Wave ripples from ancient oceans
Developed a theory and workflow to calculate ocean depths and wave conditions from measurements of ancient sandy wave ripples. This method has been used to reconstruct the sea state at critical times in Earth history, such as the Marinoan Ice Age, and infer dense atmospheric conditions on early Mars (13, 28, 33, 94, 153, 188, 191).
Crater degradation by dry processes
Used observations from NASA's Opportunity Rover to quantify the rate of crater degradation by regolith creep and aeolian infill, and showed how bedrock chutes and gullies can be explained by dry rock avalanches, rather than flowing water as previously assumed (60, 104, 145, 146, 176, 190, 205).
Mars sedimentology from rovers
As a team member on NASA's Curiosity and Perseverance rovers, I contributed to understanding of river deposits (fluvial bars, delta bars), debris flows, rock fall, yardangs, plunging river plumes, and the origin of Mount Sharp (36, 68, 106, 147, 154, 155, 162, 174, 189, 199).

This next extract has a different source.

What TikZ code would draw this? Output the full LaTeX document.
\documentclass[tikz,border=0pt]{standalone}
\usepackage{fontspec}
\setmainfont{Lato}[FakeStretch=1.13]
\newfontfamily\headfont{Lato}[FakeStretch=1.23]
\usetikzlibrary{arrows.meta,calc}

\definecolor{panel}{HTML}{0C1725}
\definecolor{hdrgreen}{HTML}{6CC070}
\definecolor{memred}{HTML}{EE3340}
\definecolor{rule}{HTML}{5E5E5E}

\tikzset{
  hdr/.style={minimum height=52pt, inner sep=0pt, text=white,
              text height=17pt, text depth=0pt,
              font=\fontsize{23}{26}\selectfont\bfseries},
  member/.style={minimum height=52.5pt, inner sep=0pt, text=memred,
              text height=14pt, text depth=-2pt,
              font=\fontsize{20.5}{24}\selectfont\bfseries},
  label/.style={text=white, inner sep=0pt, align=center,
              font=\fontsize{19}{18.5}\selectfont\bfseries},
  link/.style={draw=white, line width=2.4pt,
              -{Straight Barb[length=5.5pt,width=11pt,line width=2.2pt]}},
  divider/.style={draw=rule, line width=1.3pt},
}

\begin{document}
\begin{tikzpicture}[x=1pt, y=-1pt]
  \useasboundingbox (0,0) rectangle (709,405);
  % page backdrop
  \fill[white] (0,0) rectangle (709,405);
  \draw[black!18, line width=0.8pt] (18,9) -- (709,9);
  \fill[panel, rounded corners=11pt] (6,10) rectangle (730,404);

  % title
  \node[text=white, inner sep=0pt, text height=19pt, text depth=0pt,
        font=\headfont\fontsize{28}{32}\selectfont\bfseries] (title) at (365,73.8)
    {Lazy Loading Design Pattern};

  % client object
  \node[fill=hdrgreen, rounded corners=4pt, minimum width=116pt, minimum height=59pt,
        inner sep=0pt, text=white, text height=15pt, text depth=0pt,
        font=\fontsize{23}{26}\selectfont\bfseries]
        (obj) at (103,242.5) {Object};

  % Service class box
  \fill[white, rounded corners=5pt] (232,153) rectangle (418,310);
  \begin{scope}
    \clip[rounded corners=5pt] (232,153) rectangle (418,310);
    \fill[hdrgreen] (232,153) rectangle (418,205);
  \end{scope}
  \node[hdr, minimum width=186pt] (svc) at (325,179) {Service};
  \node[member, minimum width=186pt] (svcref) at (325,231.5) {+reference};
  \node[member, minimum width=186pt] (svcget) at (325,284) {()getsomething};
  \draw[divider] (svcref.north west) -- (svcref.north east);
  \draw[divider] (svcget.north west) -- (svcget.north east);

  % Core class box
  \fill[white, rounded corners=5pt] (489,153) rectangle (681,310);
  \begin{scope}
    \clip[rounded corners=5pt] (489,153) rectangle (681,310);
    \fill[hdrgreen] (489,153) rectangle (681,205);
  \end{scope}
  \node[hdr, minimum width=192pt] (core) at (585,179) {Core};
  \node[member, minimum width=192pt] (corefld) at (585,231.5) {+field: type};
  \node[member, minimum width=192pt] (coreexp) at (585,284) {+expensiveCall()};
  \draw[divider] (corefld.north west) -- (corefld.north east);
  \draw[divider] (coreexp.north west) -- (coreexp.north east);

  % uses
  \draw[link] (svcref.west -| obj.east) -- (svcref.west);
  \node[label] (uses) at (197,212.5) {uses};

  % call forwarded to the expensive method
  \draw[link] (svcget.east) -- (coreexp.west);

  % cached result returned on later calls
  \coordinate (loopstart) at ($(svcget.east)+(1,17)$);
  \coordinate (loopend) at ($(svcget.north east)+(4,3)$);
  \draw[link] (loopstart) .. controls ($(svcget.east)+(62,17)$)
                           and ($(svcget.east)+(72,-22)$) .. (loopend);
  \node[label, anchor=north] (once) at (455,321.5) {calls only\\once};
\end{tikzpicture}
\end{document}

Identifying Mars' ancient coastlines
We discovered that some of Mars "inverted channels" are actually wind exhumed channel belts and delta deposits, rather than hardpan infills of tributary networks as previously assumed, using Mars observations and analog sites in Utah and Spain. This discovery changed the inferred flow direction of river networks on Mars, allowed us to recognize the depocenters and depositional rivers on Mars for the first time, map out global river networks from source to sink, and define the coastal zone of a global ocean (44, 66, 110, 127, 128, 134, 142, 144, 161, 163, 175, 193).
The unique wind ripples of Mars
We helped discover and then explain why Mars has two scales of wind ripples, whereas the Earth only has one; the larger bedform mode is suppressed under Earth's heavier atmosphere. We demonstrated how wind-ripple strata, preserved in the geologic record, can be used to find the time of atmospheric loss on Mars (76, 81, 85, 101, 135).